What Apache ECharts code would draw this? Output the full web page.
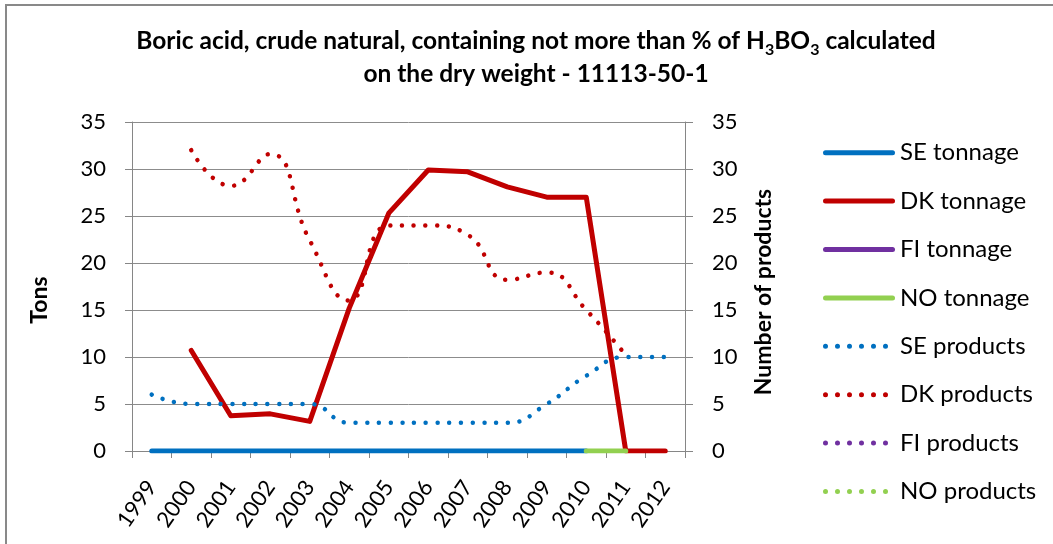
<!DOCTYPE html>
<html>
<head>
<meta charset="utf-8">
<script src="https://cdn.jsdelivr.net/npm/echarts@6/dist/echarts.min.js"></script>
<style>
html,body{margin:0;padding:0;background:#fff;}
#chart{width:1053px;height:544px;}
</style>
</head>
<body>
<div id="chart"></div>
<script>
// ---- data ----
const years = ['1999','2000','2001','2002','2003','2004','2005','2006','2007','2008','2009','2010','2011','2012'];
const seTonnage = [0,0,0,0,0,0,0,0,0,0,0,0,null,null];
const dkTonnage = [null,10.7,3.75,3.95,3.15,15.2,25.3,29.9,29.7,28.1,27.0,27.0,0,0];
const fiTonnage = [null,null,null,null,null,null,null,null,null,null,null,null,null,null];
const noTonnage = [null,null,null,null,null,null,null,null,null,null,null,0,0,null];
const seProducts = [6,5,5,5,5,3,3,3,3,3,5,8,10,10];
const dkProducts = [null,32,28.2,31.6,22.4,16,24,24,23,18.2,19,15,10.2,null];
const fiProducts = [null,null,null,null,null,null,null,null,null,null,null,null,null,null];
const noProducts = [null,null,null,null,null,null,null,null,null,null,null,null,null,null];
const yTicks = {min:0, max:35, interval:5};
const tonnageNames = ['SE tonnage','DK tonnage','FI tonnage','NO tonnage'];
const productNames = ['SE products','DK products','FI products','NO products'];

const C = {se:'#0070C0', dk:'#C00000', fi:'#7030A0', no:'#92D050'};
const FONT = 'Lato';
const gridColor = '#8c8c8c';

function solid(name, data, color){
  return {name, type:'line', data, yAxisIndex:0, symbol:'none', showSymbol:false,
    color, itemStyle:{color},
    lineStyle:{color, width:5, cap:'round', join:'round'}, z:2};
}
function dotted(name, data, color){
  return {name, type:'line', data, yAxisIndex:1, symbol:'none', showSymbol:false,
    smooth:0.5, color, itemStyle:{color},
    lineStyle:{color, width:4.5, type:[0.01, 11.7], cap:'round'}, z:3};
}

// legend icons (shapes only)
const solidIcon = 'path://M2.5,0 L69.5,0 A2.5,2.5 0 0 1 69.5,5 L2.5,5 A2.5,2.5 0 0 1 2.5,0 Z';
let dots = '';
for (let k = 0; k < 6; k++) {
  const cx = 2.5 + k * 12;
  dots += 'M' + (cx - 2.5) + ',2.5 A2.5,2.5 0 1 0 ' + (cx + 2.5) + ',2.5 A2.5,2.5 0 1 0 ' + (cx - 2.5) + ',2.5 Z ';
}
dots += 'M72,2.5 L72,2.5 Z';
const dotIcon = 'path://' + dots;

const chart = echarts.init(document.getElementById('chart'), null, {renderer:'canvas'});
const axisCommon = {
  type:'value', min:yTicks.min, max:yTicks.max, interval:yTicks.interval,
  axisLine:{show:true, lineStyle:{color:'#868686', width:1}},
  axisLabel:{fontFamily:FONT, fontSize:22, color:'#000'},
};
chart.setOption({
  animation:false,
  backgroundColor:'#fff',
  textStyle:{fontFamily:FONT},
  grid:{left:132, right:368, top:122, bottom:93, containLabel:false},
  xAxis:{
    type:'category', data:years, boundaryGap:true,
    axisLine:{show:true, lineStyle:{color:'#868686', width:1}},
    axisTick:{show:true, length:7, interval:0, lineStyle:{color:'#868686'}},
    axisLabel:{rotate:55, interval:0, margin:32, fontFamily:FONT, fontSize:22, color:'#000'}
  },
  yAxis:[
    Object.assign({}, axisCommon, {position:'left',
      axisTick:{show:true, length:7, lineStyle:{color:'#868686'}},
      axisLabel:Object.assign({}, axisCommon.axisLabel, {margin:26}),
      splitLine:{show:true, lineStyle:{color:gridColor, width:1}}}),
    Object.assign({}, axisCommon, {position:'right',
      axisTick:{show:true, length:8, lineStyle:{color:'#868686'}},
      axisLabel:Object.assign({}, axisCommon.axisLabel, {margin:27}),
      splitLine:{show:false}})
  ],
  legend:{
    orient:'vertical', left:823, top:140.7, padding:0,
    itemWidth:72, itemHeight:5, itemGap:24.4,
    textStyle:{fontFamily:FONT, fontSize:24, color:'#000', lineHeight:22},
    data:tonnageNames.map(n => ({name:n, icon:solidIcon}))
        .concat(productNames.map(n => ({name:n, icon:dotIcon})))
  },
  graphic:[
    {type:'rect', shape:{x:6, y:5, width:2000, height:2000}, style:{fill:null, stroke:'#898989', lineWidth:2}, z:-10, silent:true},
    {type:'text', x:536, y:25, style:{
      text:'{b|Boric acid, crude natural, containing not more than % of H}{s|3}{b|BO}{s|3}{b| calculated}\n{b|on the dry weight - 11113-50-1}',
      align:'center', verticalAlign:'top', fill:'#000',
      rich:{
        b:{fontFamily:FONT, fontSize:24.5, fontWeight:'bold', lineHeight:33, fill:'#000'},
        s:{fontFamily:FONT, fontSize:16, fontWeight:'bold', lineHeight:22, verticalAlign:'bottom', fill:'#000'}
      }}},
    {type:'text', x:40, y:300, rotation:Math.PI/2, style:{text:'Tons', font:'bold 23px Lato', align:'center', verticalAlign:'middle', fill:'#000'}},
    {type:'text', x:764, y:292, rotation:Math.PI/2, style:{text:'Number of products', font:'bold 23px Lato', align:'center', verticalAlign:'middle', fill:'#000'}}
  ],
  series:[
    solid('SE tonnage', seTonnage, C.se),
    solid('DK tonnage', dkTonnage, C.dk),
    solid('FI tonnage', fiTonnage, C.fi),
    solid('NO tonnage', noTonnage, C.no),
    dotted('SE products', seProducts, C.se),
    dotted('DK products', dkProducts, C.dk),
    dotted('FI products', fiProducts, C.fi),
    dotted('NO products', noProducts, C.no)
  ]
});
</script>
</body>
</html>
----
What to work on: Everything from the top line of the data down to and including the line with "const gridColor = '#8c8c8c';" is to be copied, except the pictures.

Result:
What Apache ECharts code would draw this? Output the full web page.
<!DOCTYPE html>
<html>
<head>
<meta charset="utf-8">
<script src="https://cdn.jsdelivr.net/npm/echarts@6/dist/echarts.min.js"></script>
<style>
html,body{margin:0;padding:0;background:#fff;}
#chart{width:1053px;height:544px;}
</style>
</head>
<body>
<div id="chart"></div>
<script>
// ---- data ----
const years = ['1999','2000','2001','2002','2003','2004','2005','2006','2007','2008','2009','2010','2011','2012'];
const seTonnage = [0,0,0,0,0,0,0,0,0,0,0,0,null,null];
const dkTonnage = [null,10.7,3.75,3.95,3.15,15.2,25.3,29.9,29.7,28.1,27.0,27.0,0,0];
const fiTonnage = [null,null,null,null,null,null,null,null,null,null,null,null,null,null];
const noTonnage = [null,null,null,null,null,null,null,null,null,null,null,0,0,null];
const seProducts = [6,5,5,5,5,3,3,3,3,3,5,8,10,10];
const dkProducts = [null,32,28.2,31.6,22.4,16,24,24,23,18.2,19,15,10.2,null];
const fiProducts = [null,null,null,null,null,null,null,null,null,null,null,null,null,null];
const noProducts = [null,null,null,null,null,null,null,null,null,null,null,null,null,null];
const yTicks = {min:0, max:35, interval:5};
const tonnageNames = ['SE tonnage','DK tonnage','FI tonnage','NO tonnage'];
const productNames = ['SE products','DK products','FI products','NO products'];

const C = {se:'#0070C0', dk:'#C00000', fi:'#7030A0', no:'#92D050'};
const FONT = 'Lato';
const gridColor = '#8c8c8c';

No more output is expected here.